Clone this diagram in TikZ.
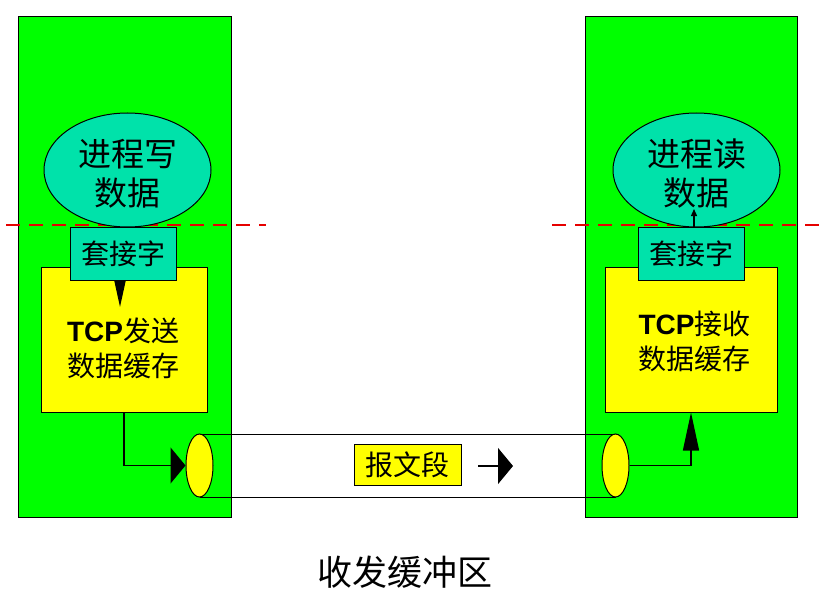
\documentclass[tikz,border=0pt]{standalone}
\usepackage{fontspec}
\setmainfont{Noto Sans CJK SC}
\newfontfamily\latinbold{Liberation Sans}
\usetikzlibrary{shapes.geometric,arrows.meta}
\definecolor{grn}{RGB}{0,255,0}
\definecolor{tealc}{RGB}{0,226,170}
\definecolor{yel}{RGB}{255,255,0}
\definecolor{dred}{RGB}{230,0,0}
\begin{document}
\begin{tikzpicture}[x=1pt,y=-1pt,line width=1pt,
  hostbox/.style={draw=black,fill=grn,rectangle,inner sep=0pt},
  procell/.style={draw=black,fill=tealc,ellipse,inner sep=0pt,minimum width=167pt,minimum height=114pt},
  proctext/.style={align=center,inner sep=0pt,font=\fontsize{33pt}{39pt}\selectfont},
  sockbox/.style={draw=black,fill=tealc,rectangle,inner sep=0pt,minimum width=106pt,minimum height=53pt,font=\fontsize{28pt}{32pt}\selectfont},
  bufbox/.style={draw=black,fill=yel,rectangle,inner sep=0pt,minimum height=145pt},
  buftext/.style={align=center,inner sep=0pt,font=\fontsize{28pt}{35pt}\selectfont},
  pipeend/.style={draw=black,fill=yel,ellipse,inner sep=0pt,minimum width=27pt,minimum height=63pt},
  segbox/.style={draw=black,fill=yel,rectangle,inner sep=0pt,minimum width=107pt,minimum height=41pt,font=\fontsize{28pt}{32pt}\selectfont},
  sepline/.style={color=dred,line width=1.2pt,dash pattern=on 14pt off 9pt},
  conn/.style={draw=black,line width=1.3pt}
]
\useasboundingbox (0,0) rectangle (828,594);
\fill[white] (0,0) rectangle (828,594);

% hosts
\node[hostbox,minimum width=213pt,minimum height=500pt] (hostL) at (124.5,267) {};
\node[hostbox,minimum width=212pt,minimum height=500pt] (hostR) at (691,267) {};

% separator lines
\draw[sepline] (6,225) -- (266,225);
\draw[sepline] (552,225) -- (828,225);

% processes
\node[procell] (procL) at (127.5,170) {};
\node[proctext] (procLtxt) at (127.5,174) {进程写\\数据};
\node[procell] (procR) at (696.5,170) {};
\node[proctext] (procRtxt) at (696.5,174) {进程读\\数据};

% buffers
\node[bufbox,minimum width=166pt] (bufL) at (124,339.5) {};
\node[bufbox,minimum width=172pt] (bufR) at (691,339.5) {};
\node[buftext] (bufLtxt) at (123,348) {{\latinbold\bfseries TCP}发送\\数据缓存};
\node[buftext] (bufRtxt) at (694.5,341) {{\latinbold\bfseries TCP}接收\\数据缓存};

% sockets
\node[sockbox] (sockL) at (123,253.5) {套接字};
\node[sockbox] (sockR) at (691.5,253.5) {套接字};

% pipe
\coordinate (pipeLc) at (199.5,465.5);
\coordinate (pipeRc) at (615.5,465.5);
\draw[line width=1pt] ([yshift=-31.5pt]pipeLc) -- ([yshift=-31.5pt]pipeRc);
\draw[line width=1pt] ([yshift=31.5pt]pipeLc) -- ([yshift=31.5pt]pipeRc);
\node[pipeend] (pipeL) at (pipeLc) {};
\node[pipeend] (pipeR) at (pipeRc) {};

\node[segbox] (seg) at (407.5,464.5) {报文段};

% connectors
\coordinate (sockLtip) at (120,307);
\draw[conn,-{Triangle[length=26pt,width=11pt]}] ([xshift=-3pt]sockL.south) -- (sockLtip);

\draw[conn,-{Triangle[length=15pt,width=36pt]}] (bufL.south) |- (pipeL.west);
\draw[conn,-{Triangle[length=38pt,width=16pt]}] (pipeR.east) -| (bufR.south);

\coordinate (segA) at (478,466);
\coordinate (segB) at (513,466);
\draw[conn,-{Triangle[length=15pt,width=36pt]}] (segA) -- (segB);

\coordinate (procRin) at (694,209);
\draw[conn,-{Triangle[length=7pt,width=6pt]}] ([xshift=2.5pt]sockR.north) -- (procRin);

% caption
\node[font=\fontsize{35pt}{40pt}\selectfont,inner sep=0pt] (cap) at (405,572) {收发缓冲区};
\end{tikzpicture}
\end{document}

══════════

__EXERCISE DETAILS__. Please write out all the data again word for word, but not the pictures.

__TASK ANSWER__.
Clone this diagram in TikZ.
\documentclass[tikz,border=0pt]{standalone}
\usepackage{fontspec}
\setmainfont{Noto Sans CJK SC}
\newfontfamily\latinbold{Liberation Sans}
\usetikzlibrary{shapes.geometric,arrows.meta}
\definecolor{grn}{RGB}{0,255,0}
\definecolor{tealc}{RGB}{0,226,170}
\definecolor{yel}{RGB}{255,255,0}
\definecolor{dred}{RGB}{230,0,0}
\begin{document}
\begin{tikzpicture}[x=1pt,y=-1pt,line width=1pt,
  hostbox/.style={draw=black,fill=grn,rectangle,inner sep=0pt},
  procell/.style={draw=black,fill=tealc,ellipse,inner sep=0pt,minimum width=167pt,minimum height=114pt},
  proctext/.style={align=center,inner sep=0pt,font=\fontsize{33pt}{39pt}\selectfont},
  sockbox/.style={draw=black,fill=tealc,rectangle,inner sep=0pt,minimum width=106pt,minimum height=53pt,font=\fontsize{28pt}{32pt}\selectfont},
  bufbox/.style={draw=black,fill=yel,rectangle,inner sep=0pt,minimum height=145pt},
  buftext/.style={align=center,inner sep=0pt,font=\fontsize{28pt}{35pt}\selectfont},
  pipeend/.style={draw=black,fill=yel,ellipse,inner sep=0pt,minimum width=27pt,minimum height=63pt},
  segbox/.style={draw=black,fill=yel,rectangle,inner sep=0pt,minimum width=107pt,minimum height=41pt,font=\fontsize{28pt}{32pt}\selectfont},
  sepline/.style={color=dred,line width=1.2pt,dash pattern=on 14pt off 9pt},
  conn/.style={draw=black,line width=1.3pt}
]
\useasboundingbox (0,0) rectangle (828,594);
\fill[white] (0,0) rectangle (828,594);

% hosts
\node[hostbox,minimum width=213pt,minimum height=500pt] (hostL) at (124.5,267) {};
\node[hostbox,minimum width=212pt,minimum height=500pt] (hostR) at (691,267) {};

% separator lines
\draw[sepline] (6,225) -- (266,225);
\draw[sepline] (552,225) -- (828,225);

% processes
\node[procell] (procL) at (127.5,170) {};
\node[proctext] (procLtxt) at (127.5,174) {进程写\\数据};
\node[procell] (procR) at (696.5,170) {};
\node[proctext] (procRtxt) at (696.5,174) {进程读\\数据};

% buffers
\node[bufbox,minimum width=166pt] (bufL) at (124,339.5) {};
\node[bufbox,minimum width=172pt] (bufR) at (691,339.5) {};
\node[buftext] (bufLtxt) at (123,348) {{\latinbold\bfseries TCP}发送\\数据缓存};
\node[buftext] (bufRtxt) at (694.5,341) {{\latinbold\bfseries TCP}接收\\数据缓存};

% sockets
\node[sockbox] (sockL) at (123,253.5) {套接字};
\node[sockbox] (sockR) at (691.5,253.5) {套接字};

% pipe
\coordinate (pipeLc) at (199.5,465.5);
\coordinate (pipeRc) at (615.5,465.5);
\draw[line width=1pt] ([yshift=-31.5pt]pipeLc) -- ([yshift=-31.5pt]pipeRc);
\draw[line width=1pt] ([yshift=31.5pt]pipeLc) -- ([yshift=31.5pt]pipeRc);
\node[pipeend] (pipeL) at (pipeLc) {};
\node[pipeend] (pipeR) at (pipeRc) {};

\node[segbox] (seg) at (407.5,464.5) {报文段};

% connectors
\coordinate (sockLtip) at (120,307);
\draw[conn,-{Triangle[length=26pt,width=11pt]}] ([xshift=-3pt]sockL.south) -- (sockLtip);

\draw[conn,-{Triangle[length=15pt,width=36pt]}] (bufL.south) |- (pipeL.west);
\draw[conn,-{Triangle[length=38pt,width=16pt]}] (pipeR.east) -| (bufR.south);

\coordinate (segA) at (478,466);
\coordinate (segB) at (513,466);
\draw[conn,-{Triangle[length=15pt,width=36pt]}] (segA) -- (segB);

\coordinate (procRin) at (694,209);
\draw[conn,-{Triangle[length=7pt,width=6pt]}] ([xshift=2.5pt]sockR.north) -- (procRin);

% caption
\node[font=\fontsize{35pt}{40pt}\selectfont,inner sep=0pt] (cap) at (405,572) {收发缓冲区};
\end{tikzpicture}
\end{document}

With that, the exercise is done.